Há sirenes a tocar em Lviv. Yana está em Lisboa, a caminhar por um jardim calmo sob o sol quente da hora de almoço, fala do clima, da praia acessível numa breve viagem de comboio desde o centro da cidade, mas quando o telefone que traz na mão emite o sinal de uma nova notificação, por milésimos de segundo Yana está de novo na Ucrânia. A guerra no seu país, a mais de 3500 quilómetros de Portugal, volta a entrar pelo seu dia. Há sirenes a tocar na cidade onde deixou a mãe, o marido e a irmã. “Continua a haver muitas sirenes, mesmo em Lviv, porque as autoridades mandam soar o aviso num raio sempre muito maior do que a ameaça direta. Se houver suspeita de bombardeamento de Odessa, por exemplo, soam sirenes em todo o oeste”, explica Yana Strunina, ilustradora e designer de 37 anos, originalmente de uma pequena localidade perto da cidade de Donetsk, na região do Donbas, de onde fugiu pela primeira vez em 2014. Nessa altura, de uma outra guerra com a Rússia, que há mais de oito anos vem erodindo a paz da zona leste do país.

À época, a sua filha, Yeva, tinha cinco anos. “Graças aos céus ela não tem nenhuma memória dessa primeira fuga, mas desta vez, a cada sirene que tocava em Lviv eu via-a a ficar um pouco mais calada, um pouco mais introspetiva, menos comunicativa, mais triste e decidi que tinha de partir, por causa do trauma que podia criar na minha filha. Talvez eu, sem ela, tivesse ficado, mas ela precisa de paz e estabilidade”. Yeva já tem 12 anos, hoje está num campo de férias para crianças ucranianas, foram à praia, Yana suspira - “ai, que bom, ainda bem que foram à praia”.

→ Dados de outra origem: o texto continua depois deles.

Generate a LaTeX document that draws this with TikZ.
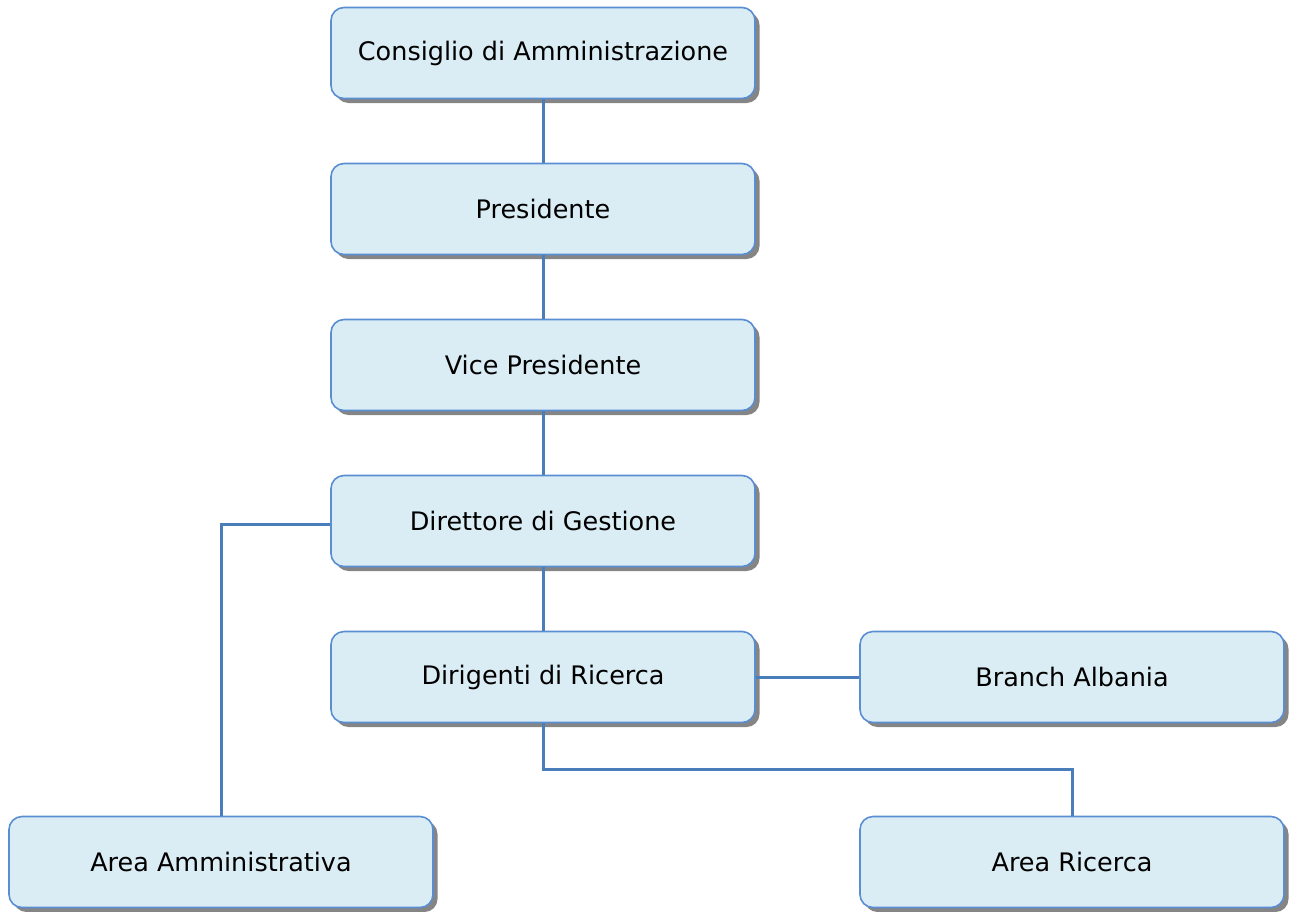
\documentclass[tikz,border=0pt]{standalone}
\usepackage{fontspec}
\setmainfont{DejaVu Sans}
\usetikzlibrary{shadows}

\definecolor{unitfill}{HTML}{DBEDF4}
\definecolor{unitdraw}{HTML}{5A8ED3}
\definecolor{linkcol}{HTML}{4A7EBB}

\tikzset{%
  every unit/.style={
    rectangle,
    rounded corners=13pt,
    draw=unitdraw,
    line width=1.6pt,
    fill=unitfill,
    minimum width=424pt,
    minimum height=91pt,
    font=\fontsize{25.5}{30}\selectfont,
    drop shadow={shadow xshift=4.5pt, shadow yshift=-4.5pt, fill=black!48, opacity=1}
  },
  link/.style={
    draw=linkcol,
    line width=3pt
  },
}

\begin{document}
\begin{tikzpicture}[x=1pt, y=-1pt]
\useasboundingbox (0,0) rectangle (1293,911);

\foreach \m/\l [count=\y from 0] in {cda/Consiglio di Amministrazione, pres/Presidente, vice/Vice Presidente, dir/Direttore di Gestione, dirig/Dirigenti di Ricerca}
  \node [every unit] (\m) at (543,53+\y*156) {\l};

\node [every unit] (branch) at (1072,677) {Branch Albania};
\node [every unit] (amm) at (221,862) {Area Amministrativa};
\node [every unit] (ric) at (1072,862) {Area Ricerca};

\foreach \i/\j in {cda/pres, pres/vice, vice/dir, dir/dirig}
  \draw [link] (\i.south) -- (\j.north);

\draw [link] (dirig.east) -- (branch.west);
\draw [link] ([yshift=-3pt]dir.west) -| (amm.north);
\draw [link] (dirig.south) -- ++(0,46) -| (ric.north);

\end{tikzpicture}
\end{document}
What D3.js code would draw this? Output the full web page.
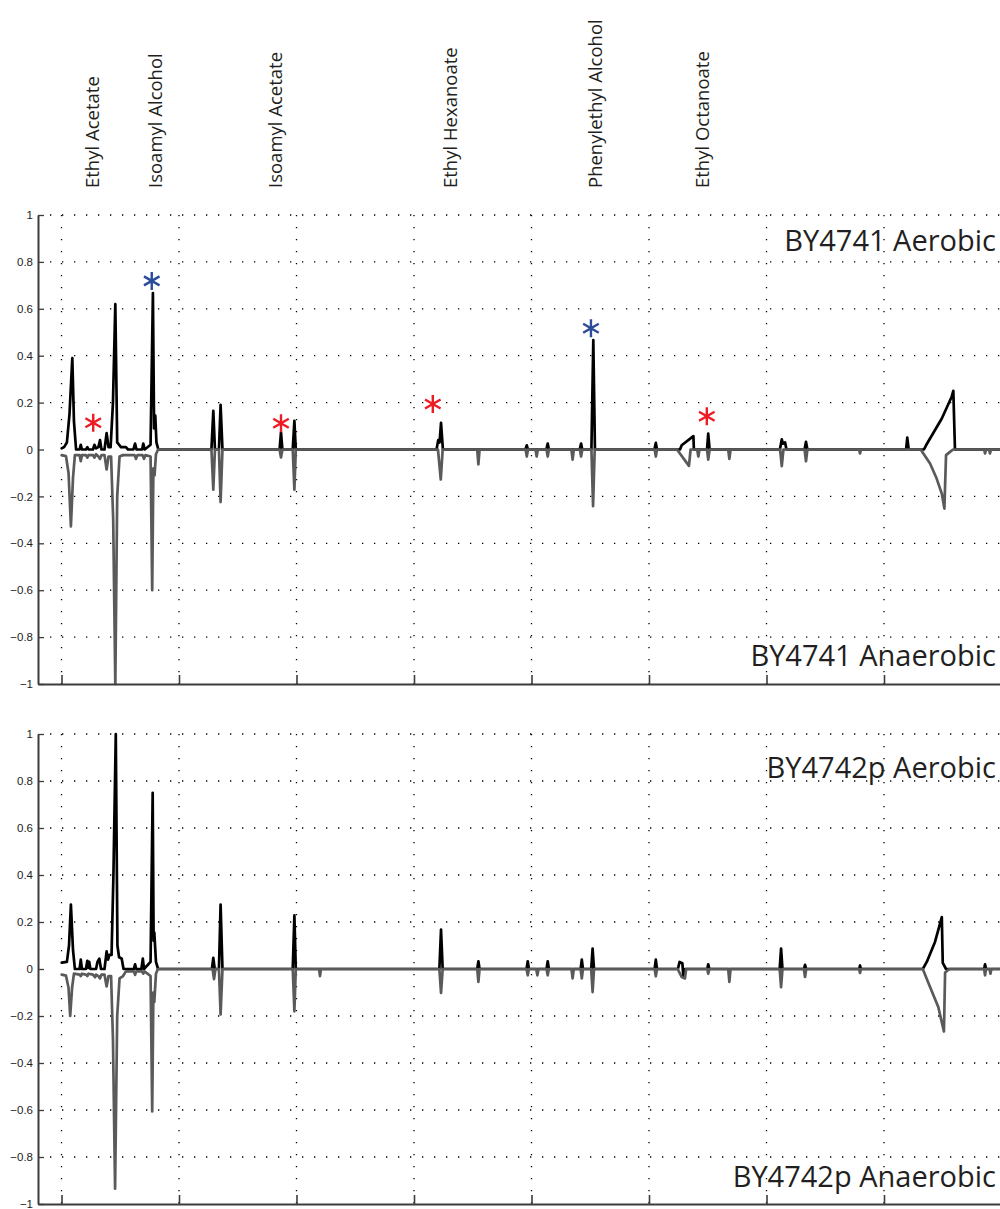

Yeva está com o coração cada vez mais apertado de saudades dos amigos de Lviv e quer regressar às aulas em setembro, quer voltar à Ucrânia, e a mãe espera que com estas atividades ela possa desenvolver algum apego a novas pessoas, pessoas que vivam também em Lisboa. O plano das duas, traçado na altura da partida, era realmente regressar em setembro e Yeva não quer largar essa esperança. Mas sem uma resolução pacífica no horizonte, com a instabilidade à volta da maior central nuclear da Europa, em Zaporíjia, regressar é um perigo que esta mãe não está disposta a correr. “Ainda não vai dar, até porque se depois quiser regressar para aqui já vai ser muito mais díficil”.